See how the math captures this by writing the capacitor equation after the pulse is over.

The starting time is $3\,\text{ms}$. The current is $i=0$ since the pulse is over. The starting voltage is $v_{3\,\text{ms}} = 6 \,\text V$.

$\displaystyle v(T) = \dfrac1{\text C}\, \int_{\,3\,\text{ms}}^{\,T} 0\,dt + 6$

The integral evaluates to $0$ and we get,

$v(T) = 6\,\text V\quad$ for any value of $T$.

Once the current stops, the charge stays put, so the capacitor voltage remains constant at $6\,\text V$. It stays there forever.

### Total response

Assembling the three chunks together gives us $v(t)$ in the lower graph,  This circuit configuration (a current source driving a capacitor) has a nickname. It is called an integrator because it accumulates or integrates charge over time. It is often used to generate a ramp-shaped voltage.

## Simulation model

Find the current and voltage with this simulation model. Open the link and click on TRAN in the upper menu bar to perform a transient simulation.

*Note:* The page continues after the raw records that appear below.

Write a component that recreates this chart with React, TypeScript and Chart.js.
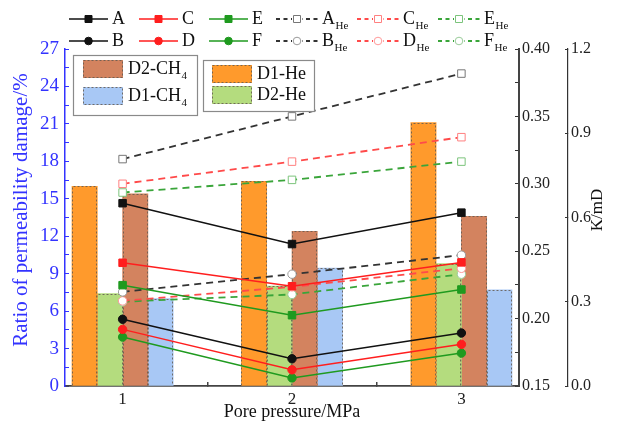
import { useEffect, useRef } from 'react';
import { Chart, registerables } from 'chart.js';
Chart.register(...registerables);

const FONT = "'Liberation Serif', 'Times New Roman', serif";

// categories (pore pressure, MPa)
const pressures = [1, 2, 3];

// bars: ratio of permeability damage (%)
const d1He = [16.0, 16.4, 21.1];
const d2He = [7.4, 8.0, 9.8];
const d2CH4 = [15.4, 12.4, 13.6];
const d1CH4 = [7.0, 9.45, 7.7];

// CH4 permeability lines (inner right axis)
const kA = [0.2856, 0.2553, 0.2786];
const kB = [0.1995, 0.1702, 0.1893];
const kC = [0.2414, 0.224, 0.2417];
const kD = [0.192, 0.162, 0.1809];
const kE = [0.2248, 0.2025, 0.2216];
const kF = [0.1863, 0.156, 0.1744];

// He permeability lines (outer right axis, K/mD)
const kAHe = [0.808, 0.96, 1.1125];
const kBHe = [0.335, 0.398, 0.466];
const kCHe = [0.72, 0.799, 0.886];
const kDHe = [0.303, 0.353, 0.419];
const kEHe = [0.689, 0.734, 0.799];
const kFHe = [0.3, 0.326, 0.398];

// tick labels
const xTickLabels = ['1', '2', '3'];
const leftTickLabels = ['0', '3', '6', '9', '12', '15', '18', '21', '24', '27'];
const innerTickLabels = ['0.15', '0.20', '0.25', '0.30', '0.35', '0.40'];
const outerTickLabels = ['0.0', '0.3', '0.6', '0.9', '1.2'];

// axis titles
const leftTitle = 'Ratio of permeability damage/%';
const xTitle = 'Pore pressure/MPa';
const rightTitle = 'K/mD';

const withMinor = (majors: number[]) => {
  const out: number[] = [];
  majors.forEach((v, i) => {
    out.push(v);
    if (i < majors.length - 1) out.push((v + majors[i + 1]) / 2);
  });
  return out;
};

const toXY = (arr: number[]) => arr.map((y, i) => ({ x: pressures[i], y }));

function barDs(label: string, data: number[], color: string) {
  return {
    type: 'bar' as const,
    label,
    data: toXY(data),
    backgroundColor: color,
    borderWidth: 0,
    barThickness: 25.3,
    yAxisID: 'y',
    order: 10,
  };
}

function lineDs(label: string, data: number[], color: string, style: string, dashed: boolean, markerBorder: string, axis: string) {
  const hollow = dashed;
  return {
    type: 'line' as const,
    label,
    data: toXY(data),
    borderColor: color,
    borderWidth: dashed ? 1.8 : 1.5,
    borderDash: dashed ? [7, 5] : [],
    pointStyle: style,
    pointRadius: style === 'rect' ? 5.3 : 4.2,
    pointBackgroundColor: hollow ? '#ffffff' : color,
    pointBorderColor: hollow ? markerBorder : color,
    pointBorderWidth: 1,
    fill: false,
    tension: 0,
    yAxisID: axis,
    order: 0,
    clip: false as const,
  };
}

function drawRich(ctx: CanvasRenderingContext2D, text: string, x: number, y: number, size: number) {
  const [main, sub] = text.split('_');
  ctx.font = `${size}px ${FONT}`;
  ctx.textBaseline = 'middle';
  ctx.textAlign = 'left';
  ctx.fillText(main, x, y);
  if (sub) {
    const w = ctx.measureText(main).width;
    ctx.font = `${Math.round(size * 0.62)}px ${FONT}`;
    ctx.fillText(sub, x + w + 0.5, y + size * 0.4);
  }
}

const legendPlugin = {
  id: 'customLegend',
  afterDatasetDraw(chart: any, args: any) {
    const ds = chart.data.datasets[args.index];
    if (ds.type !== 'bar') return;
    const ctx = chart.ctx;
    ctx.save();
    ctx.setLineDash([2, 2]);
    ctx.strokeStyle = 'rgba(100,90,80,0.85)';
    ctx.lineWidth = 1;
    args.meta.data.forEach((el: any) => {
      const { x, y, base, width } = el.getProps(['x', 'y', 'base', 'width'], true);
      const l = Math.round(x - width / 2) + 0.5;
      const r = Math.round(x + width / 2) - 0.5;
      const t = Math.round(y) + 0.5;
      ctx.beginPath();
      ctx.moveTo(l, base);
      ctx.lineTo(l, t);
      ctx.lineTo(r, t);
      ctx.lineTo(r, base);
      ctx.stroke();
    });
    ctx.restore();
  },
  afterDraw(chart: any) {
    const ctx: CanvasRenderingContext2D = chart.ctx;
    const datasets = chart.data.datasets;
    ctx.save();
    // line legend, two rows
    const lines = datasets.filter((d: any) => d.type === 'line');
    const textX = [112, 182, 252, 322, 403, 484];
    const rowY = [19, 41];
    lines.forEach((d: any, k: number) => {
      const tx = textX[Math.floor(k / 2)];
      const cy = rowY[k % 2];
      const dashed = d.borderDash.length > 0;
      const lineLen = dashed ? 42 : 39;
      const cx = tx - 4 - lineLen;
      ctx.save();
      ctx.strokeStyle = d.borderColor;
      ctx.lineWidth = d.borderWidth;
      ctx.setLineDash(dashed ? [4, 3.5] : []);
      ctx.beginPath();
      ctx.moveTo(cx, cy);
      ctx.lineTo(cx + lineLen, cy);
      ctx.stroke();
      ctx.setLineDash([]);
      const mx = cx + lineLen / 2;
      ctx.fillStyle = '#ffffff';
      if (dashed) ctx.fillRect(mx - 5, cy - 5, 10, 10);
      ctx.fillStyle = d.pointBackgroundColor;
      ctx.strokeStyle = d.pointBorderColor;
      ctx.lineWidth = 1;
      ctx.beginPath();
      if (d.pointStyle === 'rect') {
        ctx.rect(mx - 3.5, cy - 3.5, 7, 7);
      } else {
        ctx.arc(mx, cy, 3.8, 0, Math.PI * 2);
      }
      ctx.fill();
      ctx.stroke();
      ctx.restore();
      ctx.fillStyle = '#111';
      drawRich(ctx, d.label, tx, cy, 18);
    });

    // bar legend boxes
    const byLabel = (l: string) => datasets.find((d: any) => d.label === l);
    const boxes = [
      { rect: [73, 55, 124, 60], items: ['D2-CH_4', 'D1-CH_4'], y: [69, 96], sw: [60, 87] },
      { rect: [203, 60, 111, 51], items: ['D1-He', 'D2-He'], y: [74, 95], sw: [65, 86] },
    ];
    const swX = [83, 212];
    boxes.forEach((b, bi) => {
      const [bx, by, bw, bh] = b.rect;
      ctx.fillStyle = '#ffffff';
      ctx.fillRect(bx, by, bw, bh);
      ctx.strokeStyle = '#8a8a8a';
      ctx.lineWidth = 1.2;
      ctx.setLineDash([]);
      ctx.strokeRect(bx + 0.5, by + 0.5, bw, bh);
      b.items.forEach((lab, i) => {
        const d = byLabel(lab);
        const sx = swX[bi];
        const sy = b.sw[i];
        ctx.fillStyle = d.backgroundColor;
        ctx.fillRect(sx, sy, 40, 18);
        ctx.save();
        ctx.setLineDash([2, 2]);
        ctx.strokeStyle = 'rgba(100,90,80,0.85)';
        ctx.lineWidth = 1;
        ctx.strokeRect(sx + 0.5, sy + 0.5, 39, 17);
        ctx.restore();
        ctx.fillStyle = '#111';
        drawRich(ctx, lab, sx + 45, b.y[i], 18);
      });
    });

    // left axis title
    ctx.save();
    ctx.translate(21, 210);
    ctx.rotate(-Math.PI / 2);
    ctx.font = `21px ${FONT}`;
    ctx.fillStyle = '#3333ff';
    ctx.textAlign = 'center';
    ctx.textBaseline = 'middle';
    ctx.fillText(leftTitle, 0, 0);
    ctx.restore();

    // right axis title
    ctx.save();
    ctx.translate(598, 210);
    ctx.rotate(-Math.PI / 2);
    ctx.font = `17px ${FONT}`;
    ctx.fillStyle = '#111';
    ctx.textAlign = 'center';
    ctx.textBaseline = 'middle';
    ctx.fillText(rightTitle, 0, 0);
    ctx.restore();
    ctx.restore();
  },
};

export default function App() {
  const ref = useRef<HTMLCanvasElement>(null);
  useEffect(() => {
    if (!ref.current) return;
    const leftMajors = leftTickLabels.map(Number);
    const innerMajors = innerTickLabels.map(Number);
    const outerMajors = outerTickLabels.map(Number);
    const chart = new Chart(ref.current, {
      type: 'bar',
      data: {
        datasets: [
          barDs('D1-He', d1He, '#FF9A2C'),
          barDs('D2-He', d2He, '#B4DC7E'),
          barDs('D2-CH_4', d2CH4, '#D3835F'),
          barDs('D1-CH_4', d1CH4, '#A8C8F5'),
          lineDs('A', kA, '#111111', 'rect', false, '#111', 'y2'),
          lineDs('B', kB, '#111111', 'circle', false, '#111', 'y2'),
          lineDs('C', kC, '#FF1E1E', 'rect', false, '#f00', 'y2'),
          lineDs('D', kD, '#FF1E1E', 'circle', false, '#f00', 'y2'),
          lineDs('E', kE, '#1F9A1F', 'rect', false, '#1a1', 'y2'),
          lineDs('F', kF, '#1F9A1F', 'circle', false, '#1a1', 'y2'),
          lineDs('A_He', kAHe, '#333333', 'rect', true, '#777777', 'y3'),
          lineDs('B_He', kBHe, '#333333', 'circle', true, '#9a9a9a', 'y3'),
          lineDs('C_He', kCHe, '#FF4A4A', 'rect', true, '#FF8080', 'y3'),
          lineDs('D_He', kDHe, '#FF4A4A', 'circle', true, '#FF9a9a', 'y3'),
          lineDs('E_He', kEHe, '#3AA53A', 'rect', true, '#7CC47C', 'y3'),
          lineDs('F_He', kFHe, '#3AA53A', 'circle', true, '#9ACC9A', 'y3'),
        ] as any,
      },
      options: {
        responsive: false,
        animation: false,
        devicePixelRatio: 1,
        layout: { padding: { top: 49, left: 0, right: 0, bottom: 0 } },
        plugins: { legend: { display: false }, tooltip: { enabled: false } },
        scales: {
          x: {
            type: 'linear',
            min: 0.66,
            max: 3.34,
            offset: false,
            afterBuildTicks: (s: any) => {
              s.ticks = pressures.map((v) => ({ value: v }));
            },
            afterFit: (s: any) => {
              s.height = 37;
            },
            grid: { drawOnChartArea: false, tickLength: -4, color: '#444', lineWidth: 1.5 },
            border: { color: '#444', width: 1.8 },
            ticks: {
              autoSkip: false,
              maxRotation: 0,
              color: '#222',
              font: { family: FONT, size: 17 },
              padding: 7,
              callback: (v: any) => xTickLabels[pressures.indexOf(Number(v))] ?? '',
            },
            title: {
              display: true,
              text: xTitle,
              color: '#111',
              font: { family: FONT, size: 18 },
              padding: { top: 0, bottom: 0 },
            },
          },
          y: {
            position: 'left',
            min: 0,
            max: 27,
            afterBuildTicks: (s: any) => {
              s.ticks = withMinor(leftMajors).map((v) => ({ value: v }));
            },
            afterFit: (s: any) => {
              s.width = 65;
            },
            grid: { drawOnChartArea: false, tickLength: -4, color: '#3333ff', lineWidth: 1 },
            border: { color: '#3333ff', width: 1.5 },
            ticks: {
              autoSkip: false,
              color: '#3333ff',
              font: { family: FONT, size: 19 },
              padding: 10,
              callback: (v: any) => {
                const i = leftMajors.indexOf(Number(v));
                return i >= 0 ? leftTickLabels[i] : '';
              },
            },
            title: { display: false },
          },
          y2: {
            position: 'right',
            min: 0.15,
            max: 0.4,
            afterBuildTicks: (s: any) => {
              s.ticks = withMinor(innerMajors).map((v) => ({ value: v }));
            },
            afterFit: (s: any) => {
              s.width = 49;
            },
            grid: { drawOnChartArea: false, tickLength: -4, color: '#333', lineWidth: 1 },
            border: { color: '#444', width: 2 },
            ticks: {
              autoSkip: false,
              color: '#222',
              font: { family: FONT, size: 16 },
              padding: 7,
              callback: (v: any) => {
                const i = innerMajors.findIndex((m) => Math.abs(m - Number(v)) < 1e-6);
                return i >= 0 ? innerTickLabels[i] : '';
              },
            },
          },
          y3: {
            position: 'right',
            min: 0,
            max: 1.2,
            afterBuildTicks: (s: any) => {
              s.ticks = outerMajors.map((v) => ({ value: v }));
            },
            afterFit: (s: any) => {
              s.width = 49;
            },
            grid: { drawOnChartArea: false, tickLength: -3, color: '#333', lineWidth: 1 },
            border: { color: '#333', width: 1.2, dash: [5, 2, 1, 2] },
            ticks: {
              autoSkip: false,
              color: '#222',
              font: { family: FONT, size: 16 },
              padding: 6,
              callback: (v: any) => {
                const i = outerMajors.findIndex((m) => Math.abs(m - Number(v)) < 1e-6);
                return i >= 0 ? outerTickLabels[i] : '';
              },
            },
          },
        },
      } as any,
      plugins: [legendPlugin],
    });
    return () => chart.destroy();
  }, []);

  return (
    <div style={{ position: 'fixed', left: 0, top: 0, width: 617, height: 423, background: '#ffffff' }}>
      <canvas ref={ref} width={617} height={423} style={{ width: 617, height: 423, display: 'block' }} />
    </div>
  );
}
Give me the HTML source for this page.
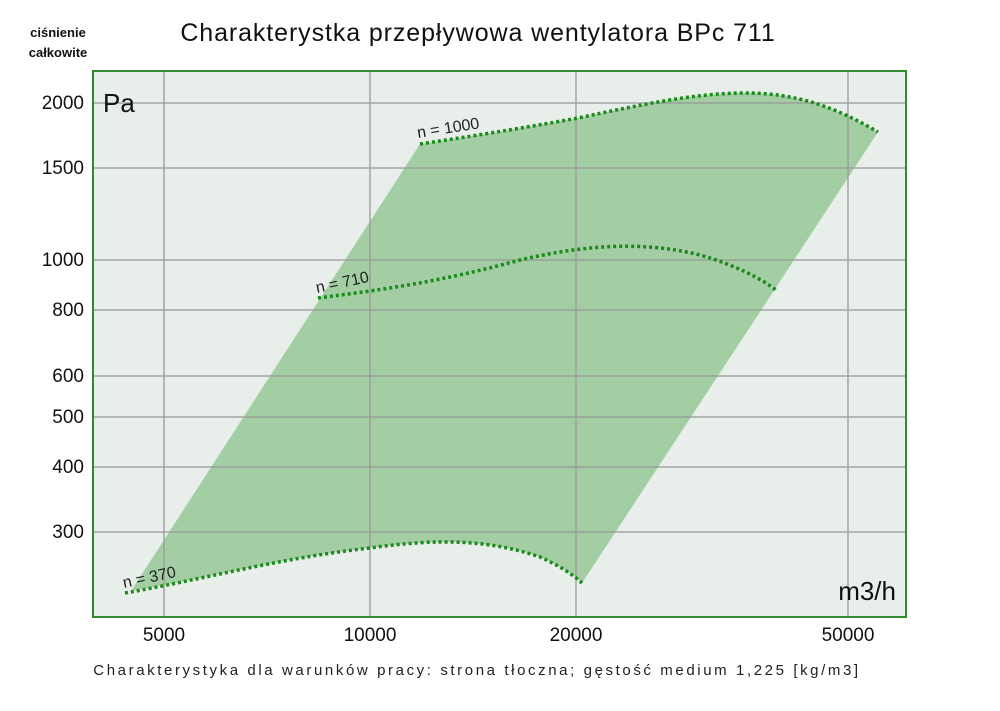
<!DOCTYPE html>
<html><head><meta charset="utf-8"><style>body{margin:0;background:#fff}</style></head><body>
<svg width="1000" height="706" xmlns="http://www.w3.org/2000/svg" font-family="Liberation Sans, DejaVu Sans, sans-serif">
<rect x="0" y="0" width="1000" height="706" fill="#fff"/>
<rect x="93" y="71" width="813" height="546" fill="#e8eee9"/>
<path d="M131,591 L420,144 C480,135 540,125 578,118 C640,105 690,94 740,93 C800,92 840,110 878,132 L582,583 C572,574 560,566 540,557 C490,540 440,538 370,548 C280,558 200,580 131,591 Z" fill="#a3cda3"/>
<g stroke="#999" stroke-width="1.3">
<line x1="164" y1="71" x2="164" y2="617"/><line x1="370" y1="71" x2="370" y2="617"/>
<line x1="576" y1="71" x2="576" y2="617"/><line x1="848" y1="71" x2="848" y2="617"/>
<line x1="93" y1="103" x2="906" y2="103"/><line x1="93" y1="168" x2="906" y2="168"/>
<line x1="93" y1="260" x2="906" y2="260"/><line x1="93" y1="310" x2="906" y2="310"/>
<line x1="93" y1="376" x2="906" y2="376"/><line x1="93" y1="417" x2="906" y2="417"/>
<line x1="93" y1="467" x2="906" y2="467"/><line x1="93" y1="532" x2="906" y2="532"/>
</g>
<rect x="93" y="71" width="813" height="546" fill="none" stroke="#2e8b2e" stroke-width="2"/>
<g fill="none" stroke="#1a8a1a" stroke-width="3.5" stroke-dasharray="3,3">
<path d="M420,144 C480,135 540,125 578,118 C640,105 690,94 740,93 C800,92 840,110 878,132"/>
<path d="M318,298 C380,290 440,282 520,260 C580,246 640,240 700,255 C735,265 760,278 776,290"/>
<path d="M125,593 C200,580 280,558 370,548 C440,538 490,540 540,557 C560,566 572,574 582,583"/>
</g>
<g font-size="16" fill="#222">
<text transform="translate(418,138) rotate(-9)">n = 1000</text>
<text transform="translate(317,293) rotate(-12)">n = 710</text>
<text transform="translate(124,588) rotate(-12)">n = 370</text>
</g>
<text x="103" y="112" font-size="26" fill="#111">Pa</text>
<text x="896" y="600" font-size="26" fill="#111" text-anchor="end">m3/h</text>
<g font-size="19" fill="#111" text-anchor="end">
<text x="84" y="109">2000</text><text x="84" y="174">1500</text><text x="84" y="266">1000</text>
<text x="84" y="316">800</text><text x="84" y="382">600</text><text x="84" y="423">500</text>
<text x="84" y="473">400</text><text x="84" y="538">300</text>
</g>
<g font-size="19" fill="#111" text-anchor="middle">
<text x="164" y="641">5000</text><text x="370" y="641">10000</text><text x="576" y="641">20000</text><text x="848" y="641">50000</text>
</g>
<text x="478" y="41" font-size="25" fill="#111" text-anchor="middle" letter-spacing="0.9">Charakterystka przepływowa wentylatora BPc 711</text>
<text x="58" y="37" font-size="13" font-weight="bold" fill="#111" text-anchor="middle">ciśnienie</text>
<text x="58" y="57" font-size="13" font-weight="bold" fill="#111" text-anchor="middle">całkowite</text>
<text x="477" y="675" font-size="15" fill="#222" text-anchor="middle" letter-spacing="2.6">Charakterystyka dla warunków pracy: strona tłoczna; gęstość medium 1,225 [kg/m3]</text>
</svg>
</body></html>
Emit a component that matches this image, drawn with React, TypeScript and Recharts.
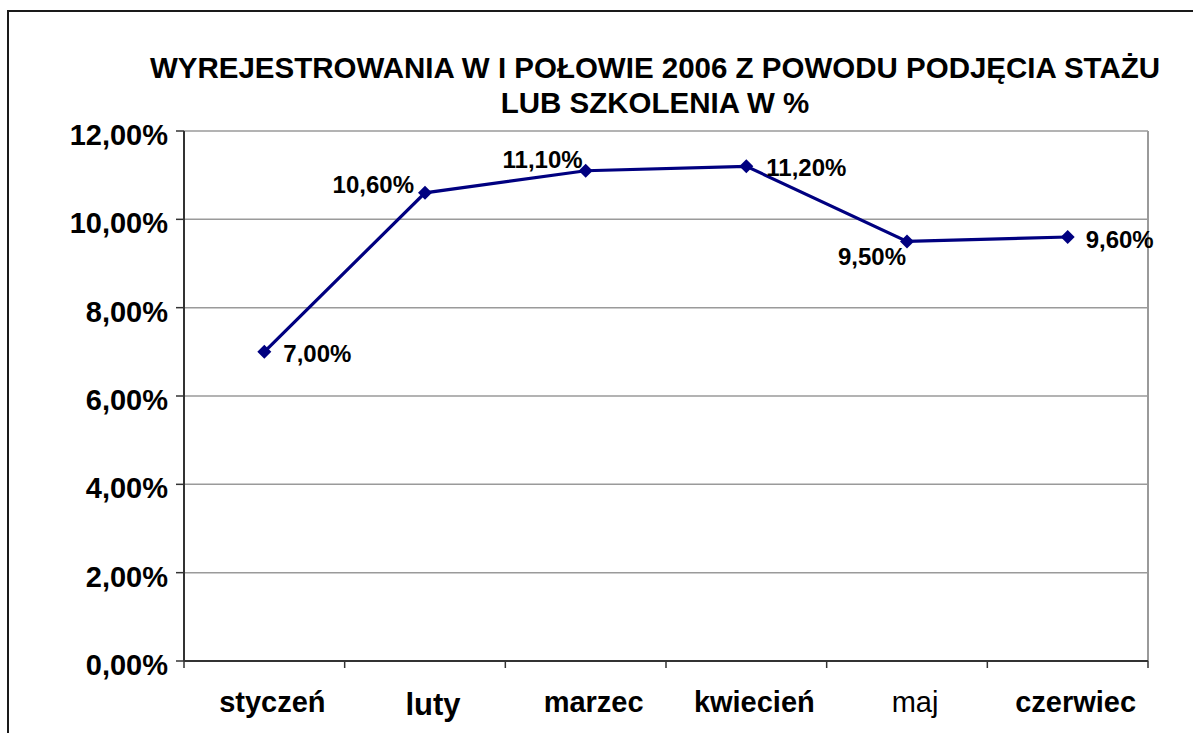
import { LineChart, Line, XAxis, YAxis, CartesianGrid, ReferenceLine, LabelList } from "recharts";

const months = ["styczeń", "luty", "marzec", "kwiecień", "maj", "czerwiec"];
const shares = [7.0, 10.6, 11.1, 11.2, 9.5, 9.6];
const yTicks = [0, 2, 4, 6, 8, 10, 12];
const titleLines = ["WYREJESTROWANIA W I POŁOWIE 2006 Z POWODU PODJĘCIA STAŻU", "LUB SZKOLENIA W %"];

const data = months.map((month, i) => ({ x: i + 0.5, month, value: shares[i] }));
const xTicks = [0, 0.5, 1, 1.5, 2, 2.5, 3, 3.5, 4, 4.5, 5, 5.5, 6];

const FONT = '"Liberation Sans", Arial, sans-serif';
const NAVY = "#000080";
const AXIS = "#333333";
const GRID = "#9a9a9a";

const pct = (v: number) => v.toFixed(2).replace(".", ",") + "%";

// where Excel put each data label, relative to its marker
const labelPlacement = [
  { anchor: "start", dx: 19, dy: 2 },
  { anchor: "end", dx: -11, dy: -8 },
  { anchor: "end", dx: -3, dy: -11 },
  { anchor: "start", dx: 20, dy: 1 },
  { anchor: "end", dx: -1, dy: 15 },
  { anchor: "start", dx: 18, dy: 2 },
];

const MonthTick = ({ x, y, payload }: any) => {
  const v = payload.value;
  if (Number.isInteger(v)) {
    return <line x1={x} x2={x} y1={y} y2={y + 7} stroke={AXIS} strokeWidth={1.5} />;
  }
  const label = months[Math.round(v - 0.5)];
  const regular = label === "maj";
  const big = label === "luty";
  return (
    <text
      x={x + 8}
      y={y + (big ? 54 : 51)}
      textAnchor="middle"
      fontFamily={FONT}
      fontSize={big ? 31 : 29}
      fontWeight={regular ? "normal" : "bold"}
      fill="#000"
    >
      {label}
    </text>
  );
};

const ShareTick = ({ x, y, payload }: any) => (
  <text x={x} y={y + 14} textAnchor="end" fontFamily={FONT} fontSize={29} fontWeight="bold" fill="#000">
    {pct(payload.value)}
  </text>
);

const Diamond = ({ cx, cy }: any) => {
  if (cx == null || cy == null) return null;
  const r = 7;
  return <polygon points={`${cx},${cy - r} ${cx + r},${cy} ${cx},${cy + r} ${cx - r},${cy}`} fill={NAVY} />;
};

const ValueLabel = ({ x, y, value, index }: any) => {
  const p = labelPlacement[index];
  return (
    <text
      x={x + p.dx}
      y={y + p.dy + 8.5}
      textAnchor={p.anchor}
      fontFamily={FONT}
      fontSize={24}
      fontWeight="bold"
      fill="#000"
    >
      {pct(value)}
    </text>
  );
};

export default function App() {
  return (
    <div style={{ position: "fixed", left: 0, top: 0, width: 1193, height: 733, background: "#fff", overflow: "hidden" }}>
      <div
        style={{
          position: "absolute",
          left: 7,
          top: 10,
          width: 1300,
          height: 800,
          borderLeft: "2px solid #1a1a1a",
          borderTop: "2px solid #1a1a1a",
        }}
      />
      <div
        style={{
          position: "absolute",
          left: 0,
          top: 50,
          width: 1310,
          textAlign: "center",
          fontFamily: FONT,
          fontWeight: "bold",
          fontSize: 29.5,
          lineHeight: "35px",
          whiteSpace: "nowrap",
          color: "#000",
        }}
      >
        {titleLines.map((t) => (
          <div key={t}>{t}</div>
        ))}
      </div>
      <div style={{ position: "absolute", left: 0, top: 0 }}>
        <LineChart width={1193} height={733} data={data} margin={{ top: 131, right: 45, bottom: 0, left: 0 }}>
          <CartesianGrid horizontal vertical={false} stroke={GRID} strokeWidth={1.5} />
          <XAxis
            dataKey="x"
            type="number"
            domain={[0, 6]}
            ticks={xTicks}
            interval={0}
            height={72}
            tickLine={false}
            tickSize={0}
            tickMargin={0}
            axisLine={{ stroke: AXIS, strokeWidth: 2 }}
            tick={<MonthTick />}
          />
          <YAxis
            type="number"
            domain={[0, 12]}
            ticks={yTicks}
            interval={0}
            width={184}
            tickSize={8}
            tickMargin={8}
            tickLine={{ stroke: AXIS, strokeWidth: 1.5 }}
            axisLine={{ stroke: AXIS, strokeWidth: 2 }}
            tick={<ShareTick />}
          />
          <ReferenceLine x={6} stroke={GRID} strokeWidth={2} />
          <Line
            type="linear"
            dataKey="value"
            stroke={NAVY}
            strokeWidth={3.2}
            dot={<Diamond />}
            activeDot={false}
            isAnimationActive={false}
          >
            <LabelList dataKey="value" content={<ValueLabel />} />
          </Line>
        </LineChart>
      </div>
    </div>
  );
}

The current source is modeled as a single PULSE. (Double-click on the current source to see how it is defined.) The zoom controls are on the left side of the window, in light gray.

## Design challenge

Here’s another simulation model with the current source defined a different way, as a PWL (piece-wise-linear) waveform. The time and current are entered as a list of comma-separated [time, current] pairs, like this: -1s,0,0s,0,1ns,2m,3ms,2m,3ms,0,5s,0.

See if you can modify the current waveform to get the capacitor voltage to ramp down to $0\text V$ in another $3\,\text{ms}$. You are going for something that looks like this, The current source pours charge into the capacitor for $3\,\text{ms}$ and the voltage ramps up. Then it reverses direction to pull out charge for another $3\,\text{ms}$. The voltage is another ramp, this time with negative slope since charge is removed.
If you drive a constant current into a capacitor it produces a voltage shaped like a straight ramp. We used the integral form of the capacitor $i$-$v$ equation to predict this.